Wieder eiern wir runter, diesmal glücklicherweise sturzfrei. Kurze Diskussion am Abzweig zum
Coll d'en Claret: Fahren wir noch hinunter ans Meer zum
Port d'es Canonge? Klar machen wir das, schließlich ist es gerade trocken. Und: richtige Entscheidung, der von mir als rein sportliche Bereicherung annoncierte Auffahrt ist nun richtig schön, mit tollen Blicken zum Meer, seit in den letzten zwei Jahren irgendwann ein Sturm über den Hang gefegt ist: alle Bäume sind entwurzelt, der gegenüberliegende Hang sieht apokalyptisch aus, aber die Blicke hinunter zum Meer sind jetzt viel schöner! Glück gehabt!
Unten hisse ich aber die weiße Flagge und kündige an, nun nicht mehr das horrende Tempo jenseits der 1100 Höhenmeter pro Stunde mitzugehen. Raphael und Simon sind freundlich zu mir und eskortieren mich hoch. Danke!
Der
Coll d'en Claret ist dann nur noch ein Kinderspiel. 180 Hm bei 4,5 % Steigung, dennoch mit einer alpin angelegten Trasse. Sehr schön! Nicht zuunrecht ist das hier Mortens Lieblingsberg. In Valldemossa essen wir nochmal Kuchen. Höchste Eisenbahn für mich. Ich hatte mich schon geärgert, dass ich in Galilea nicht noch ein Tumbet gegessen habe. Der Mandelkuchen ist toll, viel besser als die 2,6 Google-Sterne vermuten lassen. Und schön warm und trocken ist es auch Cafe Bar Meriendas.
Die Abfahrt von Valldemossa hinunter nach S'Esgleieta ist unter Normalbedingungen toll. Heute trauen wir uns nicht so recht, macht aber trotzdem Spaß. Unten dann eine Wand aus Gegenwind, gegen die sich Simon gekonnt stemmt.
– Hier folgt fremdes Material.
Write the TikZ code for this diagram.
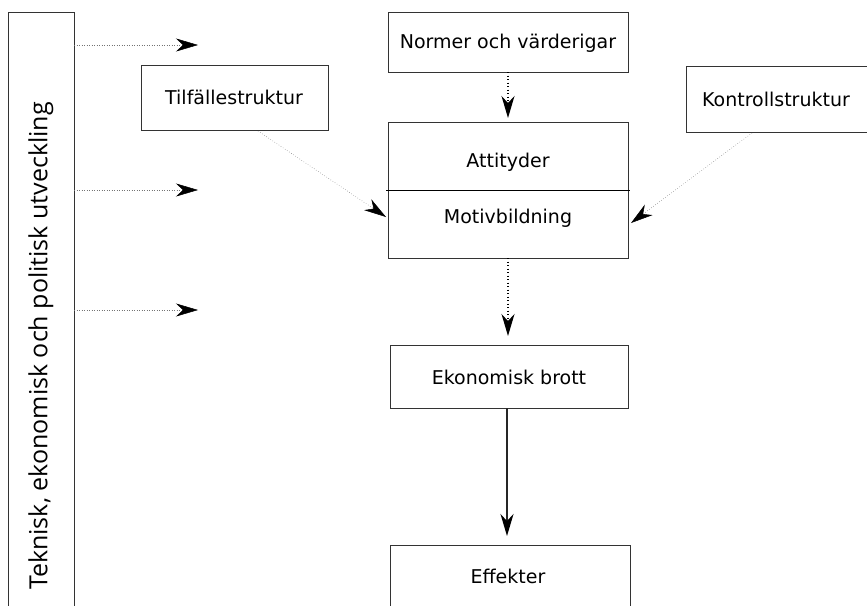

So schön, diese warme Dusche nach einer langen Regenetappe!
So schön, diese Orangen vom Baum nach einem ausschweifenden Abendessen.
Ursprüngliche Etappenbeschreibung
Die zweite Etappe führt uns in den Westen der Insel, auch dieser vom Gebirge der Serra de Tramuntana geprägt. 200 Höhenmeter und 7 km Umweg bescheren uns einen weiteren schnen Pass auf der Küstenstraße, den Coll d'en Claret. 35 Kilometer flache Anfahrt am Südostrand der Tramuntana entlang und an Palma vorbei, dann setzt der Coll des Vent ein erstes Ausrufungszeichen. Er gilt als ein Geheimtipp und einer der schönsten Pässe Mallorcas. Die schöne Gebirgsstraße über den Coll des Grau führt uns hinunter nach Port des Canonge, wo wir vielleicht den ersten Kaffee direkt am Meer trinken können. Über den Coll d'en Claret und Valldemossa verlassen wir dann das Gebirge und kehren nach Inca zurück.